Martin Luther und Rom – das klingt nach Spannungen. Für ihn selbst war Rom eine „Bestie“. Er war selbst war als katholischer Mönch im Auftrag seines Ordens  dort. Später als Reformator urteilte er heftig über die „ewige Stadt“. Für Rom selbst war Martin Luther der Ketzer schlechthin.

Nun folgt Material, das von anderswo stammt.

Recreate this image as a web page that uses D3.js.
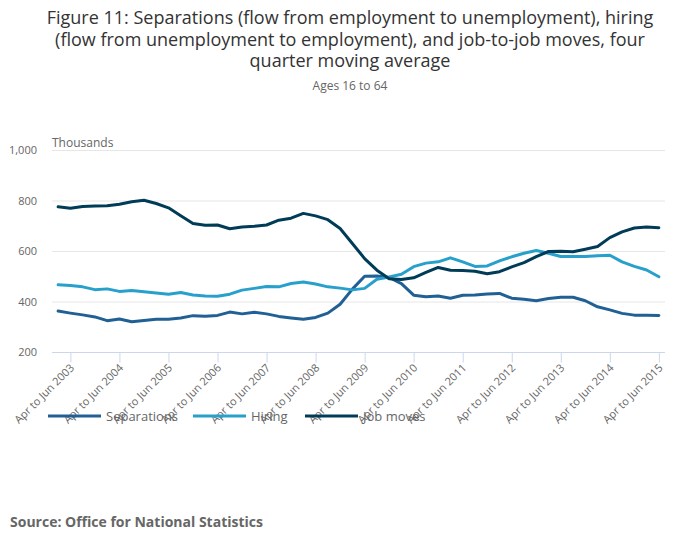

Jetzt – am 16. September – ist es gelungen, dass mitten in der Stadt ein Platz nach dem Reformator benannt wurde. Das ist ein wunderbares Zeichen. Der lutherische Pastor Jens Martin Kruse zeigte sich überrascht und erfreut zugleich: „Wir haben das gar nicht glauben können und freuen uns sehr. Denn das ist eine sehr zentrale Lage, mitten in der Stadt. Und gleichzeitig ist dieser Platz auch ein bisschen im Schatten, hier leben viele Flüchtlinge, Obdachlose. Für uns ist damit die Pflicht verbunden, uns um diese Menschen zu kümmern.“ Für den Bürgermeister Roms soll das auch ein Ausdruck dafür sein, dass Rom eine weltoffene Stadt ist. „Ich gestehe, ich bin bewegt“, sagt Ignazio Marino. Endlich mal ein Erfolgserlebnis für einen Politiker, der in diesen Tagen enorm unter Druck steht. Mafia-Sumpf, Misswirtschaft, Müllberge und marode Straßen – das sind die schier unlösbaren Probleme von Italiens Hauptstadt.

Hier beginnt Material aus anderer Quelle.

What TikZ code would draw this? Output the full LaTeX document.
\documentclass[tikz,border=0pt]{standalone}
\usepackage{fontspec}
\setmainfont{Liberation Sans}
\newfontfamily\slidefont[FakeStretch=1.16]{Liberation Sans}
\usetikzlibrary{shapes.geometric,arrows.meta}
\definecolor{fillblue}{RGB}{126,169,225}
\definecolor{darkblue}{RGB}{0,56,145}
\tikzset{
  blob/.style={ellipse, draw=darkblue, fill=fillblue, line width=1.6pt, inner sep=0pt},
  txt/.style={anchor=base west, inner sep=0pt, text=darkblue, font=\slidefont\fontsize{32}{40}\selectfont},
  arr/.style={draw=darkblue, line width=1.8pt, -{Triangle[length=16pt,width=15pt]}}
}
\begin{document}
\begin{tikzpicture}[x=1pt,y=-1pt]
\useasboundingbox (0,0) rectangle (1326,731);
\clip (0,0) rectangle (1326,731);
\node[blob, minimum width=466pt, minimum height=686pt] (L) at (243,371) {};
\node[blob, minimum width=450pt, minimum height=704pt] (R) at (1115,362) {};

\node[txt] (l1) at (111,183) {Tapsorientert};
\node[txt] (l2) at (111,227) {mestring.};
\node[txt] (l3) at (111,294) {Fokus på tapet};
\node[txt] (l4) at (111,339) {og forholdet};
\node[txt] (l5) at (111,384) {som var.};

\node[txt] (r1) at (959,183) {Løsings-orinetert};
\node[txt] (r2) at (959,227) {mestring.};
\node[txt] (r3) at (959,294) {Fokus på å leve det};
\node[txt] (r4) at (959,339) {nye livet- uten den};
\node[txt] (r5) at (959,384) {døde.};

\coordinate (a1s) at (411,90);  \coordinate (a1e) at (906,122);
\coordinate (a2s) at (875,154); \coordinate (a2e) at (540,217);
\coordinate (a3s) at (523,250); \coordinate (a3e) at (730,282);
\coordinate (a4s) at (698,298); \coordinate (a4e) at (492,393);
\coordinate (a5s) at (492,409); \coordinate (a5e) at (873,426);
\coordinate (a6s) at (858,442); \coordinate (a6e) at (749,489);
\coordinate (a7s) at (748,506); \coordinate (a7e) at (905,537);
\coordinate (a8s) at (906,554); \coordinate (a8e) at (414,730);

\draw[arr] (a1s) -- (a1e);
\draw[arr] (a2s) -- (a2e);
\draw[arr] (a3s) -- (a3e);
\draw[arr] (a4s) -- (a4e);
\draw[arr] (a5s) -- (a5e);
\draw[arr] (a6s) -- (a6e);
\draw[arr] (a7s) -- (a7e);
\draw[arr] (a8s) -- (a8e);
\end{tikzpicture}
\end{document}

Der Martin-Luther-Platz befindet sich im Colle Oppio Park, nahe des Kolosseums. Sechs Jahre nach der Eingabe an die Behörden im Jahr 2009 durch die Evangelisch-Lutherische Kirche in Italien (ELKI) und die Kirche der Siebenten-Tags-Adventisten in Italien hat der Stadtrat seine Zustimmung erteilt. Anlass ist auch das Jahr 2017: das Gedenken an den Beginn der Reformation vor 500 Jahren mit der Veröffentlichung von Luthers 95 Thesen. Mit dem Platz soll an die Pilgerreise des Augustinermönchs nach Rom im Jahr 1511 erinnert werden. Später zeigte sich Luther enttäuscht über die Eindrücke des dortigen geistlichen Lebens. Er geißelte den Papst und die Misstände seiner Kirche. So kehrt Luther wieder nach Rom zurück, – und bleibt im Bewußtsein der Kirchen.

Zusammengenommen zählen die Kirchen der Reformation etwa 100.000 Mitglieder im ganzen Land. Da sorgt der Martin-Luther-Platz mitten in der ewigen Stadt bei der kleinen evangelischen Minderheit für Selbstvertrauen. Natürlich erklingt die Hymne des Protestantismus: „Ein feste Burg ist unser Gott“ auf Italienisch. 

Übrigens: Am 15. November will er in der deutschen evangelischen Kirche in Rom einen Gottesdienst feiern.